Chronic Wasting Disease (CWD) is a “mad cow ” type of neurological disease that impacts deer and other game animals. Because of its potential for serious damage it is being closely monitored. Now the first Yellowstone deer to test positive has been found. The animal was found dead and then necropsied.

According to Field and Strea the National Park Service (NPS) said:
“There’s “no effective strategy to eradicate CWD” now that it’s established inside the 2.2 million-acre park. According to its press release, the agency will work with the Wyoming Game and Fish Department (WGFD)—and other wildlife agencies in states that border Yellowstone—to pin-point areas with increased risk for further spread of the disease. That includes monitoring other deer species like elk and moose, which can also contract and transmit always-fatal illness.

“The first Yellowstone deer was a CWD-infected muley (mule deer (Odocoileus hemionus -editor) originally captured and fitted with a radio-tracking device in March near Cody, Wyoming, a gateway town about 80 miles east of the Yellowstone Lake area by road. It was part of a population dynamics study being conducted by WGFD biologists. In its recent press release, NPS said that “10-15% of the mule deer near Cody, Wyoming, that migrate into the southeast portion of Yellowstone during summer months are estimated to have CWD.”
The website said CWD has been spreading across Wyoming since the mid-1980’s and is now found throughout most of the Cowboy State, according to NPS. It was first detected in Montana, another state that includes portions of Yellowstone, back in 2017. In neighboring Idaho—which includes a thin sliver of Yellowstone’s far-western border—the disease wasn’t confirmed until 2021.
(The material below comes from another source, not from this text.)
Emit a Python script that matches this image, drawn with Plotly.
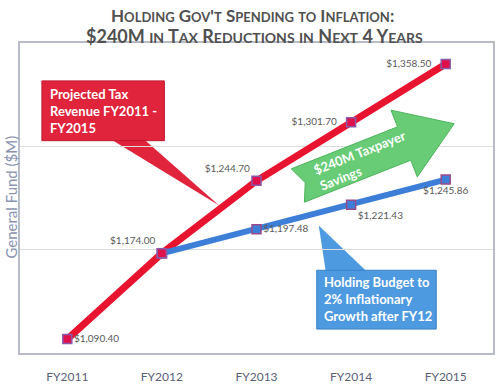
import math
import plotly.graph_objects as go

years = ["FY2011", "FY2012", "FY2013", "FY2014", "FY2015"]
revenue = [1090.40, 1174.00, 1244.70, 1301.70, 1358.50]
budget_years = ["FY2012", "FY2013", "FY2014", "FY2015"]
budget = [1174.00, 1197.48, 1221.43, 1245.86]

W, H = 500, 389
L, R, T, B = 20, 5, 43, 35
PW, PH = W - L - R, H - T - B

def px(x):
    return (x - L) / PW

def py(y):
    return (H - B - y) / PH

def fmt(v):
    return "${:,.2f}".format(v)

rev_pos = ["middle right", "top left", "top left", "middle left", "middle left"]
rev_text = []
for v, p in zip(revenue, rev_pos):
    t = fmt(v)
    if p == "middle left":
        t = t + "&nbsp;&nbsp;&nbsp;"
    rev_text.append(t)

fig = go.Figure()

fig.add_trace(go.Scatter(
    x=years, y=revenue, mode="lines+markers+text",
    line=dict(color="#e8132f", width=7),
    marker=dict(symbol="square", size=9, color="#e0104a",
                line=dict(color="#8a5aa8", width=1.5)),
    text=rev_text,
    textposition=rev_pos,
    textfont=dict(family="Lato, sans-serif", size=10, color="#5a5a5a"),
    showlegend=False, cliponaxis=False,
))
fig.add_trace(go.Scatter(
    x=budget_years, y=budget, mode="lines+markers+text",
    line=dict(color="#3d7fd8", width=6),
    marker=dict(symbol="square", size=9, color="#3d7fd8",
                line=dict(color="#9a4a8a", width=1.5)),
    text=[""] + [fmt(v) for v in budget[1:]],
    textposition=["top left", "middle right", "bottom right", "bottom center"],
    textfont=dict(family="Lato, sans-serif", size=10, color="#5a5a5a"),
    showlegend=False, cliponaxis=False,
))
fig.add_trace(go.Scatter(
    x=years[1:2], y=revenue[1:2], mode="markers",
    marker=dict(symbol="square", size=9, color="#e0104a",
                line=dict(color="#8a5aa8", width=1.5)),
    showlegend=False, hoverinfo="skip",
))

shapes = []
def poly(pts):
    return "M " + " L ".join("{:.4f},{:.4f}".format(px(a), py(b)) for a, b in pts) + " Z"

shapes.append(dict(type="path", xref="paper", yref="paper",
                   path=poly([(112, 140), (145, 140), (220, 206)]),
                   fillcolor="#e0243c", line=dict(width=0), layer="below"))
shapes.append(dict(type="rect", xref="paper", yref="paper",
                   x0=px(42), x1=px(165), y0=py(141), y1=py(81),
                   fillcolor="#e0243c", line=dict(color="#c01830", width=1), layer="below"))
shapes.append(dict(type="path", xref="paper", yref="paper",
                   path=poly([(327, 272), (368, 272), (320, 226)]),
                   fillcolor="#4e9ae0", line=dict(width=0), layer="below"))
shapes.append(dict(type="rect", xref="paper", yref="paper",
                   x0=px(318), x1=px(438), y0=py(330), y1=py(271),
                   fillcolor="#4e9ae0", line=dict(color="#3a80c8", width=1), layer="below"))
tail = (299, 186)
tip = (456, 124)
ang = math.atan2(tip[1] - tail[1], tip[0] - tail[0])
Lg = math.hypot(tip[0] - tail[0], tip[1] - tail[1])
ux, uy = math.cos(ang), math.sin(ang)
vx, vy = -uy, ux
def loc(u, v):
    return (tail[0] + u * ux + v * vx, tail[1] + u * uy + v * vy)
hw, hh, hl, notch = 18, 36, 54, 8
pts = [loc(0, -hw), loc(Lg - hl, -hw), loc(Lg - hl, -hh), loc(Lg, 0),
       loc(Lg - hl, hh), loc(Lg - hl, hw), loc(0, hw), loc(notch, 0)]
shapes.append(dict(type="path", xref="paper", yref="paper", path=poly(pts),
                   fillcolor="#68cc76", line=dict(color="#4db45c", width=1)))

annotations = [
    dict(x=px(48), y=py(111), xref="paper", yref="paper", xanchor="left", yanchor="middle",
         align="left", showarrow=False,
         text="<b>Projected Tax<br>Revenue FY2011 -<br>FY2015</b>",
         font=dict(family="Lato, sans-serif", size=13, color="white")),
    dict(x=px(323), y=py(300), xref="paper", yref="paper", xanchor="left", yanchor="middle",
         align="left", showarrow=False,
         text="<b>Holding Budget to<br>2% Inflationary<br>Growth after FY12</b>",
         font=dict(family="Lato, sans-serif", size=13, color="white")),
    dict(x=px(364), y=py(161), xref="paper", yref="paper", xanchor="center", yanchor="middle",
         align="left", showarrow=False, textangle=math.degrees(ang),
         text="<b>$240M Taxpayer<br>Savings</b>",
         font=dict(family="Lato, sans-serif", size=13, color="white")),
    dict(x=px(10), y=py(198), xref="paper", yref="paper", xanchor="center", yanchor="middle",
         showarrow=False, textangle=-90, text="General Fund ($M)",
         font=dict(family="Lato, sans-serif", size=15, color="#8a93b0")),
]

def sc(s, small=14):
    out = []
    for word in s.split(" "):
        w = ""
        for ch in word:
            if ch.islower():
                w += "<span style='font-size:%dpx'>%s</span>" % (small, ch.upper())
            else:
                w += ch
        out.append(w)
    return " ".join(out)

annotations.append(dict(x=px(253), y=py(15), xref="paper", yref="paper",
                        xanchor="center", yanchor="middle", showarrow=False,
                        text="<b>" + sc("Holding Gov't Spending to Inflation:", 13) + "</b>",
                        font=dict(family="Lato, sans-serif", size=17, color="#505050")))
annotations.append(dict(x=px(255), y=py(36), xref="paper", yref="paper",
                        xanchor="center", yanchor="middle", showarrow=False,
                        text="<b>" + sc("$240M in Tax Reductions in Next 4 Years", 14) + "</b>",
                        font=dict(family="Lato, sans-serif", size=18, color="#505050")))

fig.update_layout(
    width=W, height=H,
    margin=dict(l=L, r=R, t=T, b=B),
    paper_bgcolor="white", plot_bgcolor="white",
    shapes=shapes, annotations=annotations,
    xaxis=dict(type="category", range=[-0.5, 4.5], showgrid=False,
               showline=True, linecolor="#b8bcc8", linewidth=1.5, mirror=True,
               ticks="", ticklabelstandoff=12,
               tickfont=dict(family="Lato, sans-serif", size=12, color="#5a5f7a")),
    yaxis=dict(range=[1076.8, 1379], tickvals=[1177.5, 1278.5], showticklabels=False,
               gridcolor="#dcdcdc", showline=True, linecolor="#b8bcc8", linewidth=1.5,
               mirror=True, zeroline=False, ticks=""),
)

fig.write_html("out.html", config={"displayModeBar": False},
               post_script="document.body.style.margin='0';")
CWD has recently been found in deer in Texas and Ohio. Overall infection rates appear to be low but wildlife officials are maintaining a wary eye.
According to the Centers for Disease Control (CDC)
“Chronic wasting disease (CWD) is a prion disease that affects deer, elk, reindeer, sika deer and moose. It has been found in some areas of North America, including Canada and the United States, Norway and South Korea. It may take over a year before an infected animal develops symptoms, which can include drastic weight loss (wasting), stumbling, listlessness and other neurologic symptoms. CWD can affect animals of all ages and some infected animals may die without ever developing the disease. CWD is fatal to animals and there are no treatments or vaccines.”